◆ **To be done**: Repeat the whole listing exactly.
[start]
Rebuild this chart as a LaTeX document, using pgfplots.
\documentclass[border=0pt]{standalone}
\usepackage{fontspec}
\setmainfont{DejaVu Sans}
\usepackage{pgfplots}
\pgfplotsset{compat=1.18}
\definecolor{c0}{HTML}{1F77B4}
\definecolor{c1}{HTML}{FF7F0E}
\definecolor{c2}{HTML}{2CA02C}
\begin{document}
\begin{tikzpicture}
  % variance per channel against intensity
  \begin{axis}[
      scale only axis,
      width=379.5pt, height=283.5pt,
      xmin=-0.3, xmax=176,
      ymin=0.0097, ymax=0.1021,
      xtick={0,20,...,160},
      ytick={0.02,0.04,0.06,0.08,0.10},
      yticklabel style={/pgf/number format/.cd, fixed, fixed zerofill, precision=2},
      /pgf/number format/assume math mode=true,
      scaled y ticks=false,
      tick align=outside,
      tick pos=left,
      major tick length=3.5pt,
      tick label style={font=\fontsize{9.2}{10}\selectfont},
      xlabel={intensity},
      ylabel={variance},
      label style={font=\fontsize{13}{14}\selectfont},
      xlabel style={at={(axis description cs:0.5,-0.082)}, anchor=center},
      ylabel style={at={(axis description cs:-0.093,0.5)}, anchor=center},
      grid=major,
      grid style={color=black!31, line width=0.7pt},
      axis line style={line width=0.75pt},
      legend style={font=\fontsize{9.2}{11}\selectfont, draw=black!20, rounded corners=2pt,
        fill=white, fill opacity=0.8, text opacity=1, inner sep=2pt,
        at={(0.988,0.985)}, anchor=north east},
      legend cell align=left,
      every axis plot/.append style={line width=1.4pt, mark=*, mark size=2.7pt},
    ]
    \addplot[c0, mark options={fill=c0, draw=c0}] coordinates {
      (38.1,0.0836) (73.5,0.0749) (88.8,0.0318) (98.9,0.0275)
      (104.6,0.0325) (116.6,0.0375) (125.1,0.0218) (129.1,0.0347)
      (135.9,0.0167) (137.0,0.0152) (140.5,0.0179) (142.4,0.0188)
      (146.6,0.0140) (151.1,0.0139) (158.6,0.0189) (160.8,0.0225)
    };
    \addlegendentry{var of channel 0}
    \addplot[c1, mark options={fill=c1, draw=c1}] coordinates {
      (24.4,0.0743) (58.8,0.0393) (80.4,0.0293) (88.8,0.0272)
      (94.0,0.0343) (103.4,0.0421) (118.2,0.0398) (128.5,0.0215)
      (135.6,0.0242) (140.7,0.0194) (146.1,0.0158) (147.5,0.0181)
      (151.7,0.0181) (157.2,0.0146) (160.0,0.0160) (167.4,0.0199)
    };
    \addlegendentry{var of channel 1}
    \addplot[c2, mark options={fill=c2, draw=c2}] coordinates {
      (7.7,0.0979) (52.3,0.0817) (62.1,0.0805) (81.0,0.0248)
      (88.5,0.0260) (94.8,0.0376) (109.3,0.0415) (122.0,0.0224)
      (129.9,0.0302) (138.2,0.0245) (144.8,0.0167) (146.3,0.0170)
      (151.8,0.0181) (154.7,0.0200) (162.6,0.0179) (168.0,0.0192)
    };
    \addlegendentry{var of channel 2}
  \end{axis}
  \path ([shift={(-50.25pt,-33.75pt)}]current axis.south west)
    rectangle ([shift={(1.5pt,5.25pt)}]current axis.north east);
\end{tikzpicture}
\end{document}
[end]
◆ **Complete answer**:
Rebuild this chart as a LaTeX document, using pgfplots.
\documentclass[border=0pt]{standalone}
\usepackage{fontspec}
\setmainfont{DejaVu Sans}
\usepackage{pgfplots}
\pgfplotsset{compat=1.18}
\definecolor{c0}{HTML}{1F77B4}
\definecolor{c1}{HTML}{FF7F0E}
\definecolor{c2}{HTML}{2CA02C}
\begin{document}
\begin{tikzpicture}
  % variance per channel against intensity
  \begin{axis}[
      scale only axis,
      width=379.5pt, height=283.5pt,
      xmin=-0.3, xmax=176,
      ymin=0.0097, ymax=0.1021,
      xtick={0,20,...,160},
      ytick={0.02,0.04,0.06,0.08,0.10},
      yticklabel style={/pgf/number format/.cd, fixed, fixed zerofill, precision=2},
      /pgf/number format/assume math mode=true,
      scaled y ticks=false,
      tick align=outside,
      tick pos=left,
      major tick length=3.5pt,
      tick label style={font=\fontsize{9.2}{10}\selectfont},
      xlabel={intensity},
      ylabel={variance},
      label style={font=\fontsize{13}{14}\selectfont},
      xlabel style={at={(axis description cs:0.5,-0.082)}, anchor=center},
      ylabel style={at={(axis description cs:-0.093,0.5)}, anchor=center},
      grid=major,
      grid style={color=black!31, line width=0.7pt},
      axis line style={line width=0.75pt},
      legend style={font=\fontsize{9.2}{11}\selectfont, draw=black!20, rounded corners=2pt,
        fill=white, fill opacity=0.8, text opacity=1, inner sep=2pt,
        at={(0.988,0.985)}, anchor=north east},
      legend cell align=left,
      every axis plot/.append style={line width=1.4pt, mark=*, mark size=2.7pt},
    ]
    \addplot[c0, mark options={fill=c0, draw=c0}] coordinates {
      (38.1,0.0836) (73.5,0.0749) (88.8,0.0318) (98.9,0.0275)
      (104.6,0.0325) (116.6,0.0375) (125.1,0.0218) (129.1,0.0347)
      (135.9,0.0167) (137.0,0.0152) (140.5,0.0179) (142.4,0.0188)
      (146.6,0.0140) (151.1,0.0139) (158.6,0.0189) (160.8,0.0225)
    };
    \addlegendentry{var of channel 0}
    \addplot[c1, mark options={fill=c1, draw=c1}] coordinates {
      (24.4,0.0743) (58.8,0.0393) (80.4,0.0293) (88.8,0.0272)
      (94.0,0.0343) (103.4,0.0421) (118.2,0.0398) (128.5,0.0215)
      (135.6,0.0242) (140.7,0.0194) (146.1,0.0158) (147.5,0.0181)
      (151.7,0.0181) (157.2,0.0146) (160.0,0.0160) (167.4,0.0199)
    };
    \addlegendentry{var of channel 1}
    \addplot[c2, mark options={fill=c2, draw=c2}] coordinates {
      (7.7,0.0979) (52.3,0.0817) (62.1,0.0805) (81.0,0.0248)
      (88.5,0.0260) (94.8,0.0376) (109.3,0.0415) (122.0,0.0224)
      (129.9,0.0302) (138.2,0.0245) (144.8,0.0167) (146.3,0.0170)
      (151.8,0.0181) (154.7,0.0200) (162.6,0.0179) (168.0,0.0192)
    };
    \addlegendentry{var of channel 2}
  \end{axis}
  \path ([shift={(-50.25pt,-33.75pt)}]current axis.south west)
    rectangle ([shift={(1.5pt,5.25pt)}]current axis.north east);
\end{tikzpicture}
\end{document}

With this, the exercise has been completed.